* **EXERCISE PROMPT**: Write out the opening lines of the data word for word, up to and including the line with "return (H - B - y) / PH", and leave every picture and every later line out.

-- Begin DATASET EXCERPT --

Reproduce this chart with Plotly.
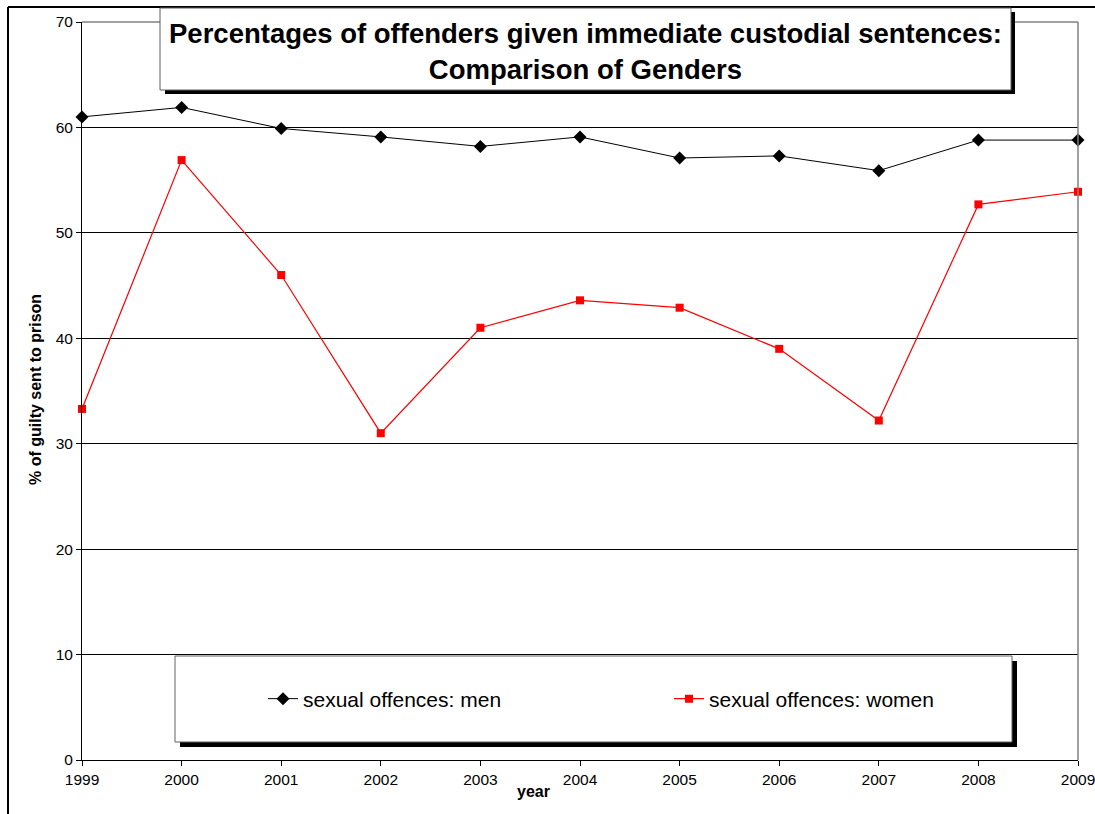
import plotly.graph_objects as go

years = [1999, 2000, 2001, 2002, 2003, 2004, 2005, 2006, 2007, 2008, 2009]
men = [61.0, 61.9, 59.9, 59.1, 58.2, 59.1, 57.1, 57.3, 55.9, 58.8, 58.8]
women = [33.3, 56.9, 46.0, 31.0, 41.0, 43.6, 42.9, 39.0, 32.2, 52.7, 53.9]
y_ticks = [0, 10, 20, 30, 40, 50, 60, 70]

W, H = 1095, 814
L, R, T, B = 82, 17, 22, 54
PW, PH = W - L - R, H - T - B
FONT = "Arial, Liberation Sans, sans-serif"


def px(x):
    return (x - L) / PW


def py(y):
    return (H - B - y) / PH


fig = go.Figure()
fig.add_trace(go.Scatter(
    x=years, y=men, mode="lines+markers", name="sexual offences: men",
    line=dict(color="black", width=1),
    marker=dict(symbol="diamond", size=10, color="black"),
    cliponaxis=False, legend="legend",
))
fig.add_trace(go.Scatter(
    x=years, y=women, mode="lines+markers", name="sexual offences: women",
    line=dict(color="#ff0000", width=1.2),
    marker=dict(symbol="square", size=8, color="#ff0000"),
    cliponaxis=False, legend="legend2",
))

shapes = []
# outer frame (left and top)
shapes.append(dict(type="line", xref="paper", yref="paper", x0=px(8), x1=px(8), y0=py(7), y1=py(820),
                   line=dict(color="black", width=2), layer="above"))
shapes.append(dict(type="line", xref="paper", yref="paper", x0=px(8), x1=px(1100), y0=py(7), y1=py(7),
                   line=dict(color="black", width=2), layer="above"))
# plot area top and right border (gray)
shapes.append(dict(type="line", xref="paper", yref="paper", x0=0, x1=1, y0=1, y1=1,
                   line=dict(color="#808080", width=1.5), layer="above"))
shapes.append(dict(type="line", xref="paper", yref="paper", x0=1, x1=1, y0=0, y1=1,
                   line=dict(color="#808080", width=1.5), layer="above"))
# title box shadow + box
shapes.append(dict(type="rect", xref="paper", yref="paper", x0=px(165), x1=px(1015), y0=py(12), y1=py(94),
                   fillcolor="black", line=dict(width=0), layer="above"))
shapes.append(dict(type="rect", xref="paper", yref="paper", x0=px(160), x1=px(1011), y0=py(8), y1=py(90),
                   fillcolor="white", line=dict(color="#606060", width=1), layer="above"))
# legend box shadow + box
shapes.append(dict(type="rect", xref="paper", yref="paper", x0=px(180), x1=px(1017), y0=py(661), y1=py(747),
                   fillcolor="black", line=dict(width=0), layer="above"))
shapes.append(dict(type="rect", xref="paper", yref="paper", x0=px(175), x1=px(1012), y0=py(656), y1=py(742),
                   fillcolor="white", line=dict(color="#606060", width=1), layer="above"))

annotations = [
    dict(text="<b>Percentages of offenders given immediate custodial sentences:<br>Comparison of Genders</b>",
         xref="paper", yref="paper", x=px(585.5), y=py(51), xanchor="center", yanchor="middle",
         showarrow=False, font=dict(family=FONT, size=27.5, color="black"), align="center"),
    dict(text="<b>% of guilty sent to prison</b>", xref="paper", yref="paper", x=px(35), y=py(390),
         xanchor="center", yanchor="middle", textangle=-90, showarrow=False,
         font=dict(family=FONT, size=16, color="black")),
    dict(text="<b>year</b>", xref="paper", yref="paper", x=px(533), y=py(791),
         xanchor="center", yanchor="middle", showarrow=False,
         font=dict(family=FONT, size=16, color="black")),
]

leg_common = dict(orientation="h", yanchor="middle", xanchor="left",
                  bgcolor="rgba(0,0,0,0)", borderwidth=0,
                  font=dict(family=FONT, size=21, color="black"), itemwidth=30)

fig.update_layout(
    width=W, height=H,
    margin=dict(l=L, r=R, t=T, b=B, autoexpand=False),
    paper_bgcolor="white", plot_bgcolor="white",
    font=dict(family=FONT, size=15, color="black"),
    showlegend=True,
    legend=dict(x=px(263), y=py(699), **leg_common),
    legend2=dict(x=px(669), y=py(699), **leg_common),
    shapes=shapes,
    annotations=annotations,
    xaxis=dict(range=[1999, 2009], tickvals=years, ticktext=[str(y) for y in years],
               showgrid=False, zeroline=False, showline=True, linecolor="black", linewidth=1,
               ticks="outside", ticklen=5, tickcolor="black", tickfont=dict(size=15.5),
               ticklabeloverflow="allow"),
    yaxis=dict(range=[0, 70], tickvals=y_ticks, showgrid=True, gridcolor="black", gridwidth=1,
               zeroline=False, showline=True, linecolor="black", linewidth=1,
               ticks="outside", ticklen=5, tickcolor="black", tickfont=dict(size=15.5),
               ticklabeloverflow="allow"),
)

fig.write_html("out.html")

-- End DATASET EXCERPT --

* **COMPLETED TASK**:
Reproduce this chart with Plotly.
import plotly.graph_objects as go

years = [1999, 2000, 2001, 2002, 2003, 2004, 2005, 2006, 2007, 2008, 2009]
men = [61.0, 61.9, 59.9, 59.1, 58.2, 59.1, 57.1, 57.3, 55.9, 58.8, 58.8]
women = [33.3, 56.9, 46.0, 31.0, 41.0, 43.6, 42.9, 39.0, 32.2, 52.7, 53.9]
y_ticks = [0, 10, 20, 30, 40, 50, 60, 70]

W, H = 1095, 814
L, R, T, B = 82, 17, 22, 54
PW, PH = W - L - R, H - T - B
FONT = "Arial, Liberation Sans, sans-serif"


def px(x):
    return (x - L) / PW


def py(y):
    return (H - B - y) / PH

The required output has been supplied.